Pin PA6 is the hardwired DAC output, and it controls the IR LED power level. There’s no way to route the hardware TX internally to that pin, so I had to write some code to bit-bang UART-compatible bits out of it on demand. I set one of the timer peripherals to 1200 baud (see below), and had its Interrupt Service Routine set the DAC output to minimum or maximum, to send out a “0” or a “1”.

Protocol and Programmer
Since objects come and go in front of the module, I had to make sure that only legitimate communication will be treated as such. My very simple protocol has four-byte packets, transmitted at 1200 baud – slow enough for the rise and fall times of all the hardware involved (especially the phototransistor).

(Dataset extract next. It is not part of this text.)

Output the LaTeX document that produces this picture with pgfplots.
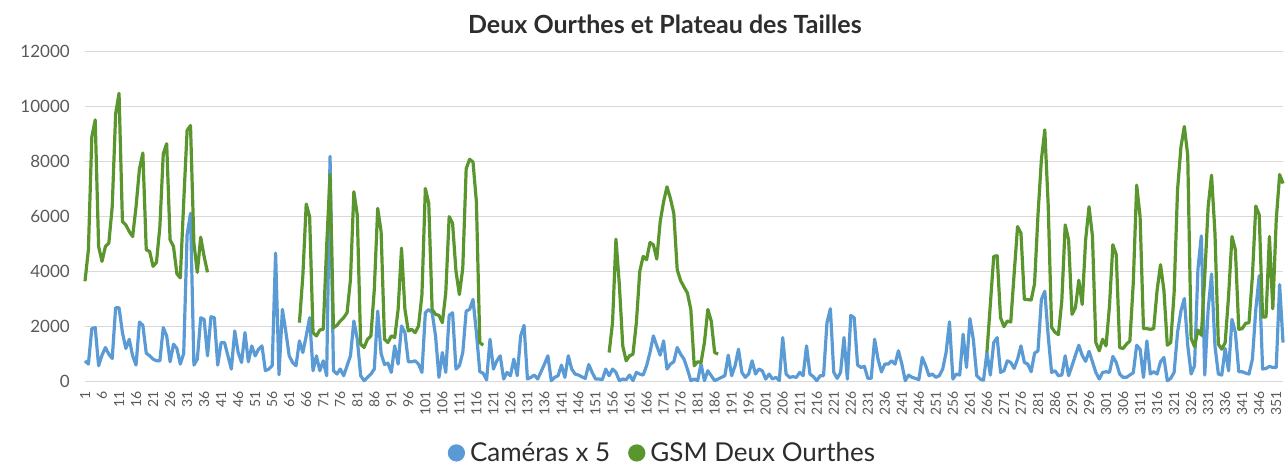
\documentclass[border=0pt]{standalone}
\usepackage{fontspec}
\setmainfont{Lato}
\usepackage{pgfplots}
\usepackage{pgfplotstable}
\pgfplotsset{compat=1.18}
\definecolor{camblue}{RGB}{91,155,213}
\definecolor{gsmgreen}{RGB}{90,150,45}
\definecolor{gridgray}{RGB}{217,217,217}
\definecolor{labgray}{RGB}{89,89,89}
\definecolor{titlegray}{RGB}{45,45,45}

\pgfplotstableread{
d cam gsm
1 735 3627
2 615 4772
3 1904 8869
4 1940 9495
5 554 4892
6 940 4350
7 1217 4892
8 976 5013
9 819 6338
10 2663 9712
11 2663 10459
12 1759 5796
13 1181 5676
14 1518 5435
15 916 5254
16 578 6338
17 2145 7713
18 2024 8290
19 1012 4772
20 916 4712
21 795 4170
22 735 4314
23 735 5615
24 1940 8266
25 1639 8628
26 699 5133
27 1338 4892
28 1181 3900
29 615 3750
30 1000 6500
31 5314 9110
32 6097 9290
33 578 5013
34 795 3952
35 2302 5230
36 2241 4530
37 916 3952
38 2338 nan
39 2302 nan
40 578 nan
41 1398 nan
42 1398 nan
43 916 nan
44 434 nan
45 1820 nan
46 1036 nan
47 675 nan
48 1759 nan
49 699 nan
50 1277 nan
51 916 nan
52 1157 nan
53 1277 nan
54 374 nan
55 434 nan
56 554 nan
57 4651 nan
58 230 nan
59 2603 nan
60 1800 nan
61 916 nan
62 675 nan
63 554 nan
64 1458 2121
65 1036 3808
66 1639 6435
67 2302 5977
68 374 1759
69 916 1639
70 374 1856
71 735 1880
72 193 4892
73 8170 7507
74 374 1940
75 253 2024
76 434 2181
77 193 2302
78 554 2482
79 916 3687
80 2181 6881
81 1518 6037
82 193 1338
83 12 1217
84 133 1518
85 253 1639
86 434 3326
87 2543 6278
88 1000 5435
89 600 1518
90 650 1398
91 313 1639
92 1277 1579
93 615 2603
94 2000 4832
95 1759 2603
96 699 1820
97 699 1880
98 735 1759
99 615 2000
100 313 3145
101 2483 7001
102 2603 6459
103 2483 2603
104 1639 2422
105 133 2386
106 1036 2121
107 313 3205
108 2386 5977
109 2483 5736
110 434 3989
111 554 3145
112 1036 4109
113 2543 7724
114 2603 8061
115 2965 7965
116 1759 6519
117 337 1398
118 280 1301
119 40 nan
120 1518 nan
121 434 nan
122 735 nan
123 916 nan
124 72 nan
125 313 nan
126 193 nan
127 795 nan
128 193 nan
129 1639 nan
130 2024 nan
131 72 nan
132 133 nan
133 217 nan
134 72 nan
135 337 nan
136 615 nan
137 916 nan
138 12 nan
139 133 nan
140 193 nan
141 578 nan
142 133 nan
143 916 nan
144 434 nan
145 253 nan
146 217 nan
147 150 nan
148 96 nan
149 600 nan
150 313 nan
151 72 nan
152 72 nan
153 48 nan
154 434 nan
155 193 1036
156 434 2121
157 313 5157
158 12 3506
159 72 1277
160 48 735
161 217 916
162 12 976
163 313 2121
164 253 3989
165 217 4531
166 554 4410
167 1036 5037
168 1639 4953
169 1277 4435
170 940 5796
171 1458 6519
172 434 7061
173 615 6640
174 699 6097
175 1217 4049
176 976 3650
177 795 3420
178 434 3200
179 12 2603
180 72 554
181 12 699
182 615 675
183 12 1398
184 373 2603
185 193 2181
186 12 1036
187 72 976
188 133 nan
189 193 nan
190 940 nan
191 193 nan
192 554 nan
193 1157 nan
194 313 nan
195 133 nan
196 253 nan
197 735 nan
198 253 nan
199 434 nan
200 373 nan
201 72 nan
202 253 nan
203 72 nan
204 133 nan
205 12 nan
206 1578 nan
207 250 nan
208 133 nan
209 157 nan
210 133 nan
211 313 nan
212 193 nan
213 1277 nan
214 253 nan
215 157 nan
216 12 nan
217 193 nan
218 193 nan
219 2121 nan
220 2627 nan
221 313 nan
222 96 nan
223 313 nan
224 1578 nan
225 72 nan
226 2386 nan
227 2302 nan
228 578 nan
229 494 nan
230 530 nan
231 96 nan
232 96 nan
233 1518 nan
234 795 nan
235 330 nan
236 615 nan
237 615 nan
238 735 nan
239 615 nan
240 1098 nan
241 615 nan
242 12 nan
243 217 nan
244 133 nan
245 96 nan
246 48 nan
247 855 nan
248 554 nan
249 193 nan
250 253 nan
251 133 nan
252 193 nan
253 434 nan
254 1036 nan
255 2150 nan
256 72 nan
257 253 nan
258 217 nan
259 1699 nan
260 494 nan
261 2266 nan
262 1518 nan
263 193 nan
264 72 nan
265 30 nan
266 1036 1036
267 217 2780
268 1398 4531
269 1578 4555
270 313 2302
271 373 1976
272 735 2181
273 675 2145
274 458 3904
275 795 5615
276 1277 5374
277 675 2964
278 615 2964
279 337 2940
280 1012 3543
281 1096 6037
282 2964 8049
283 3265 9133
284 1639 6398
285 313 1952
286 373 1771
287 193 1687
288 217 2916
289 916 5675
290 193 5133
291 554 2423
292 940 2664
293 1300 3663
294 930 2784
295 715 5133
296 1080 6338
297 699 5278
298 313 1398
299 72 1096
300 313 1518
301 337 1277
302 313 2712
303 892 4953
304 675 4591
305 253 1217
306 133 1181
307 133 1337
308 217 1458
309 300 3567
310 1301 7122
311 1157 5977
312 133 1904
313 1458 1904
314 253 1880
315 337 1904
316 253 3300
317 699 4230
318 855 3302
319 12 1301
320 96 1398
321 313 3205
322 1759 6941
323 2550 8507
324 3000 9254
325 1300 8205
326 253 1555
327 554 1253
328 4073 1856
329 5278 1663
330 217 3808
331 2603 6338
332 3892 7483
333 1277 5374
334 253 1337
335 217 1157
336 1181 1398
337 373 3085
338 2241 5254
339 1759 4772
340 337 1880
341 337 1904
342 289 2097
343 253 2121
344 795 3808
345 2603 6362
346 3832 6037
347 434 2326
348 458 2326
349 530 5254
350 494 2627
351 494 5856
352 3507 7507
353 1398 7182
}\datatable

\begin{document}
\begin{tikzpicture}
\useasboundingbox (-85pt,-86pt) rectangle (1202pt,381pt);
\begin{axis}[
  scale only axis, width=1198pt, height=330pt,
  xmin=1, xmax=353, ymin=0, ymax=12000,
  xtick={1,6,...,351}, ytick={0,2000,...,12000},
  scaled y ticks=false,
  ymajorgrids, grid style={gridgray, line width=1pt},
  axis line style={draw=none}, major tick length=0pt,
  clip=false, unbounded coords=jump,
  /pgf/number format/assume math mode=true,
  /pgf/number format/1000 sep={},
  yticklabel style={font=\fontsize{17}{17}\selectfont, text=labgray, anchor=east, inner sep=0pt},
  yticklabel shift=15pt,
  xticklabel style={font=\fontsize{14}{14}\selectfont, text=labgray, rotate=90, anchor=east, inner sep=0pt},
  xticklabel shift=10pt,
  title={Deux Ourthes et Plateau des Tailles},
  title style={at={(0.484,1.062)}, anchor=center, font=\fontsize{25}{25}\selectfont\bfseries, text=titlegray},
  legend columns=2,
  legend style={at={(0.482,-0.218)}, anchor=center, draw=none, fill=none,
    font=\fontsize{26}{26}\selectfont, text=titlegray,
    /tikz/every even column/.append style={column sep=16pt}},
  legend image code/.code={\fill[#1] (0pt,0pt) circle (7pt); \path (10pt,0pt);},
]
\addplot[camblue, line width=3.2pt, line join=round] table[x=d, y=cam] {\datatable};
\addlegendentry{Caméras x 5}
\addplot[gsmgreen, line width=3.2pt, line join=round] table[x=d, y=gsm] {\datatable};
\addlegendentry{GSM Deux Ourthes}
\end{axis}
\end{tikzpicture}
\end{document}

The bytes themselves are a fixed preamble (0x5A), two data bytes (power and threshold settings), and a simple checksum byte to make sure the message was received correctly. The probability of random interference creating a seemingly-valid message is therefore infinitesimal.

By the way, on the electrical level, UART transmitters are idle-high, which is not guaranteed with the IR components. But that’s ok – as long as we provide a short “high” period before and after each byte, the receiver will understand.

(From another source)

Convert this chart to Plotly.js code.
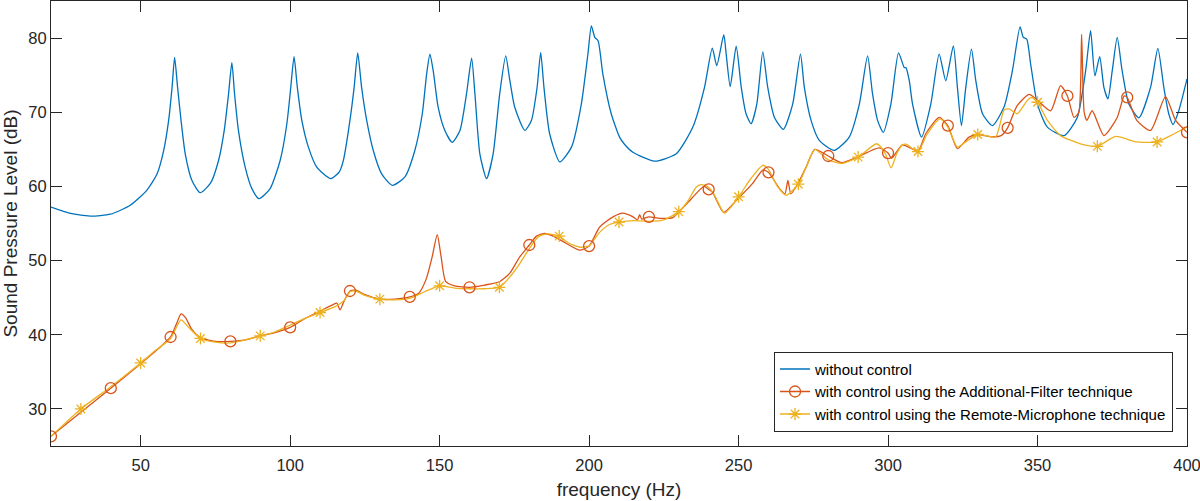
<!DOCTYPE html>
<html>
<head>
<meta charset="utf-8">
<script src="https://cdn.plot.ly/plotly-3.0.1.min.js"></script>
<style>
  html, body { margin: 0; padding: 0; background: #fff; }
  #chart { width: 1200px; height: 501px; }
</style>
</head>
<body>
<div id="chart"></div>
<script>
// without control (blue)
const offFreq = [20, 26.5, 33.2, 39.9, 46.5, 52.1, 55.5, 57.7, 59.35, 60.5, 61.35, 62.35, 63.5, 64.9, 67.15, 69.9,
  73.3, 76.05, 77.95, 79.4, 80.5, 81.4, 82.7, 84.95, 87.2, 89.6, 93.3, 96.65, 98.9, 100.2, 101.3, 102.4, 103.9,
  106.1, 108.9, 113.6, 116.5, 117.8, 120, 121.4, 122.6, 123.9, 125.6, 127.8, 130.6, 134.2, 138.4, 141.7, 144.2,
  145.65, 146.75, 147.85, 149.5, 151.75, 154.2, 156.8, 159, 160.7, 161.8, 163.45, 165.7, 167.9, 170.1, 172.1,
  173.5, 175.1, 178.5, 180.7, 182.6, 183.8, 184.9, 186.8, 190.2, 194.1, 197.4, 199.6, 200.75, 201.9, 203,
  204.6, 207.4, 210.2, 211.9, 214.65, 221.9, 229.15, 234.7, 238.6, 241.2, 242.7, 245.05, 245.85, 247.2, 249.2,
  250.9, 252.5, 254.2, 256.1, 258.1, 259.75, 262, 265, 268.1, 270.7, 272, 274.25, 277, 282, 287, 290.4, 293.15,
  294.8, 296.5, 298.4, 300.95, 303.5, 305.4, 306, 307.1, 308.2, 311.2, 314.3, 317.1, 319.3, 321.85, 323.2,
  324.55, 326, 327.9, 329.35, 331.6, 334.9, 338.8, 341.6, 344.15, 345.25, 346.4, 347.7, 349.95, 353.3, 358.85,
  363.3, 366.1, 367.75, 369.2, 370.8, 372.2, 373.55, 375, 376.65, 378.3, 380.55, 383.9, 387.8, 390.25, 392.25,
  393.9, 395.35, 397.25, 400];
const offLevel = [57.2, 56.35, 56.0, 56.25, 57.45, 59.5, 61.7, 64.85, 68.9, 73.35, 77.4, 73.35, 68.9, 64.4, 60.8, 59.15,
  60.4, 63.5, 67.55, 72.5, 76.7, 72.5, 67.55, 62.6, 59.7, 58.35, 59.7, 63.5, 68.45, 73.35, 77.5, 73.35, 68.9,
  65.3, 62.6, 61.05, 62.0, 63.5, 68.9, 73.35, 78.0, 73.35, 68.9, 64.85, 61.7, 60.15, 61.3, 64.85, 69.8,
  75.15, 77.85, 75.6, 70.7, 67.55, 65.95, 67.55, 72.5, 77.3, 72.5, 64.4, 61.05, 64.4, 72.5, 77.6,
  74.25, 70.7, 67.55, 68.9, 73.35, 78.05, 73.35, 67.1, 63.3, 65.3, 71.1, 77.85, 81.65, 80.1, 79.65,
  75.15, 69.8, 66.65, 65.65, 64.6, 63.4, 64.4, 68.0, 73.35, 78.65, 76.3, 80.45, 77.85, 73.45, 78.9,
  73.35, 69.8, 68.45, 71.1, 78.15, 73.35, 69.3, 67.7, 71.1, 77.85, 73.35, 68.9, 66.2, 64.85, 66.65, 71.1, 77.6,
  72.5, 68.9, 67.3, 71.1, 78.0, 76.05, 76.0, 74.25, 71.1, 66.65, 71.1, 77.85, 74.25, 78.95, 73.35,
  68.2, 73.35, 78.5, 74.25, 69.8, 68.2, 70.7, 75.6, 81.5, 80.1, 79.85, 76.5, 71.1, 68.0, 66.85,
  69.3, 75.6, 81.0, 74.9, 77.5, 73.35, 71.8, 75.6, 80.1, 75.6, 71.1, 69.25, 73.35, 78.6, 73.35,
  69.8, 68.35, 70.2, 74.5];

// with control, Additional-Filter technique (red)
const afFreq = [20, 30, 40, 50, 55, 58, 60, 62, 63.5, 65, 67, 70, 75, 80, 85, 90, 95, 100, 105, 110, 114, 115.6,
  116.7, 118, 120, 122, 125, 130, 135, 140, 143, 145.5, 147.5, 149.2, 150.5, 152, 155, 160, 165, 170, 173.5,
  176.8, 180, 182.4, 185.2, 188, 192.4, 196.9, 200, 203.5, 208, 211.3, 214.7, 216.2, 216.9, 217.6, 220, 223.6,
  228, 232.5, 236.9, 238.5, 240, 241.3, 245, 249.2, 254.7, 258.1, 260, 263.7, 265.5, 266.5, 267.5, 270, 272.6,
  275.5, 280, 284.5, 290, 297, 300, 301.2, 304.8, 310, 312.6, 317.1, 320, 323.2, 327.1, 330, 334.3, 337.8, 340,
  343.2, 347.2, 350, 354.4, 357.7, 360, 362.2, 363.8, 364.75, 365.6, 366.5, 368.3, 372.2, 376.65, 379, 380,
  383.2, 387.8, 392.8, 396.2, 400];
const afLevel = [26.3, 29.55, 32.8, 36.1, 37.8, 38.9, 39.7, 41.5, 42.8, 42.3, 40.8, 39.6, 39.1, 39.1, 39.3, 39.85,
  40.3, 41.0, 42.2, 43.2, 44.0, 44.25, 43.35, 44.5, 45.9, 46.0, 45.4, 44.8, 44.8, 45.1, 45.6, 47.5, 50.5, 53.5,
  50.5, 47.2, 46.6, 46.4, 46.7, 47.15, 48.3, 50.5, 52.1, 53.3, 53.65, 53.3, 52.3, 51.4, 51.95, 54.5, 55.9, 56.4,
  55.9, 55.5, 56.2, 55.6, 55.9, 55.7, 55.8, 57.6, 59.5, 60.0, 59.6, 59.2, 56.5, 58.1, 60.4, 62.2, 61.9, 59.7,
  59.0, 60.8, 59.0, 60.5, 62.6, 65.0, 64.1, 63.2, 64.0, 65.2, 64.5, 63.8, 65.6, 64.8, 67.1, 69.3, 68.2, 65.1,
  66.65, 67.0, 66.7, 66.85, 67.9, 70.9, 72.4, 71.6, 70.2, 73.6, 72.2, 69.3, 70.0, 80.5, 70.0, 68.9, 70.2, 66.85,
  69.3, 72.2, 72.0, 68.9, 67.55, 72.1, 68.9, 67.3];

// with control, Remote-Microphone technique (yellow)
const rmFreq = [20, 30, 40, 50, 55, 60, 63.5, 66, 70, 75, 80, 85, 90, 95, 100, 105, 110, 115, 118, 120, 122, 125,
  130, 135, 140, 145, 150, 155, 160, 165, 170, 173.5, 176.8, 180, 183, 186, 190, 193, 197, 200, 203.5, 207, 210,
  215, 220, 225, 230, 233, 235.8, 237.5, 240, 242, 245.3, 250, 254, 258.1, 260, 263, 265.9, 270, 272.6, 275.5,
  280, 284.5, 290, 296.2, 299, 301, 303, 304.8, 306, 310, 313, 317.4, 320, 323.2, 326, 330, 336, 338.8, 340.5,
  343.2, 346.6, 348, 350, 353.3, 357.7, 364.4, 370, 376.1, 383.2, 390, 394.5, 400];
const rmLevel = [26.3, 30.0, 33.0, 36.2, 37.9, 39.5, 42.0, 41.0, 39.5, 39.0, 38.9, 39.3, 39.85, 40.4, 41.3, 42.2,
  43.0, 43.8, 44.6, 45.8, 45.9, 45.3, 44.8, 44.7, 44.9, 45.8, 46.6, 46.3, 46.2, 46.2, 46.4, 47.8, 49.6, 51.6,
  53.2, 53.6, 53.3, 52.4, 51.8, 52.0, 53.8, 54.9, 55.2, 55.4, 55.3, 55.5, 56.6, 58.0, 59.9, 60.25, 59.9, 58.8,
  56.4, 58.6, 61.0, 62.85, 62.3, 60.0, 58.8, 60.3, 62.6, 65.0, 63.6, 63.1, 63.95, 65.75, 64.5, 62.5, 64.5, 65.6,
  65.7, 64.7, 67.0, 69.1, 68.0, 65.3, 66.0, 67.0, 66.7, 70.3, 70.45, 69.8, 71.6, 72.0, 71.35, 68.9, 66.85,
  65.75, 65.4, 66.75, 66.0, 66.0, 66.85, 68.0];

const xTicks = [50, 100, 150, 200, 250, 300, 350, 400];

const blue = '#0072BD';
const red = '#D95319';
const yellow = '#EDB120';
const fontFamily = 'Arial, Liberation Sans, sans-serif';

// markers every 20 Hz, line-broken so only the symbols show
function markerPoints(freq, level, keep) {
  const x = [], y = [];
  freq.forEach((f, i) => {
    if (keep(f)) { x.push(f, null); y.push(level[i], null) }
  });
  return { x, y };
}
const afMarks = markerPoints(afFreq, afLevel, f => f % 20 === 0);
const rmMarks = markerPoints(rmFreq, rmLevel, f => f % 20 === 10);

const data = [
  {
    x: offFreq, y: offLevel, type: 'scatter', mode: 'lines',
    name: 'without control',
    line: { color: blue, width: 1.3, shape: 'spline', smoothing: 0.6 },
  },
  {
    x: afFreq, y: afLevel, type: 'scatter', mode: 'lines',
    showlegend: false, legendgroup: 'af', hoverinfo: 'skip',
    line: { color: red, width: 1.3, shape: 'spline', smoothing: 0.6 },
  },
  {
    x: rmFreq, y: rmLevel, type: 'scatter', mode: 'lines',
    showlegend: false, legendgroup: 'rm', hoverinfo: 'skip',
    line: { color: yellow, width: 1.3, shape: 'spline', smoothing: 0.6 },
  },
  {
    x: afMarks.x, y: afMarks.y, type: 'scatter', mode: 'lines+markers',
    name: 'with control using the Additional-Filter technique', legendgroup: 'af',
    connectgaps: false,
    line: { color: red, width: 1.3 },
    marker: { symbol: 'circle-open', size: 11, color: red, line: { width: 1.3 } },
  },
  {
    x: rmMarks.x, y: rmMarks.y, type: 'scatter', mode: 'lines+markers',
    name: 'with control using the Remote-Microphone technique', legendgroup: 'rm',
    connectgaps: false,
    line: { color: yellow, width: 1.3 },
    marker: { symbol: 'asterisk-open', size: 10, color: yellow, line: { width: 1.3, color: yellow } },
  },
];

const axisCommon = {
  showline: true,
  linecolor: '#262626',
  linewidth: 1,
  mirror: 'ticks',
  ticks: 'inside',
  ticklen: 11,
  tickcolor: '#262626',
  showgrid: false,
  zeroline: false,
  ticklabeloverflow: 'allow',
  tickfont: { family: fontFamily, size: 16.5, color: '#262626' },
};

const layout = {
  width: 1200,
  height: 501,
  paper_bgcolor: '#ffffff',
  plot_bgcolor: '#ffffff',
  margin: { l: 51, r: 13, t: 1, b: 55 },
  font: { family: fontFamily, color: '#262626' },
  showlegend: true,
  legend: {
    x: 0.9877, xanchor: 'right',
    y: 0.032, yanchor: 'bottom',
    bgcolor: '#ffffff',
    bordercolor: '#262626',
    borderwidth: 1,
    font: { size: 15, color: '#000000' },
    tracegroupgap: 0,
  },
  xaxis: Object.assign({}, axisCommon, {
    range: [20, 400],
    tickvals: xTicks,
    ticklabelstandoff: 4,
    title: { text: 'frequency (Hz)', font: { size: 19, color: '#262626' }, standoff: 9 },
  }),
  yaxis: Object.assign({}, axisCommon, {
    range: [25, 85],
    dtick: 10,
    title: { text: 'Sound Pressure Level (dB)', font: { size: 19, color: '#262626' }, standoff: 7 },
  }),
};

Plotly.newPlot('chart', data, layout, { displayModeBar: false, responsive: false });
</script>
</body>
</html>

As mentioned above, some hardware is required to translate the bytes coming to and from the PC to the IR medium. I designed a small PCB with a connector to a cheap USB-to-UART module, an OPB732, a transistor (to activate the LED per TX) and an OpAmp (to set the voltage on RX per the light falling on the phototransistor). Holding this setup stable directly in front of the sensor module, at a distance of ~25cm, yields good results – most of the messages arrive correctly, and the protocol filters out the few who don’t.

p.s., the ATtiny212 has to be programmed too, at some point. I put three SMD pads at the bottom of the module PCB for Vcc, GND and UPDI – the nice programming interface for modern AVRs. These can be accessed using a standard programmer (e.g. PICKIT 4) or a homebrew one, and a couple of pin headers, jumper wires or pogo pins.

Caveats
If I had to design a programmable sensor module from scratch, I’d probably have it communicate by half-duplex UART through its “signal out” pin. It’s extremely simple and cheap to implement, the communication is very reliable, and the sensor can be handled seamlessly by the main system, instead of a human operator standing nearby with a laptop and a programmer. But the main system has to be built with this kind of sensor “in mind”, which was not the case here.

Because the distance reading and the RX operate in parallel, my module can’t tell them apart in real time. Therefore, it will send rapid “object detected” signals to the main system whenever communication is attempted. This may or may not be a problem, depending on what the system does and expects at the time.

My way of controlling the IR LED current using a BJT is… arguable. The transistor’s gain is notoriously inaccurate and unstable over temperature, voltage, individual components etc. The only excuse I can offer (except for the low price) is that my design is good enough for the job it was meant to do. Your mileage may vary, of course.”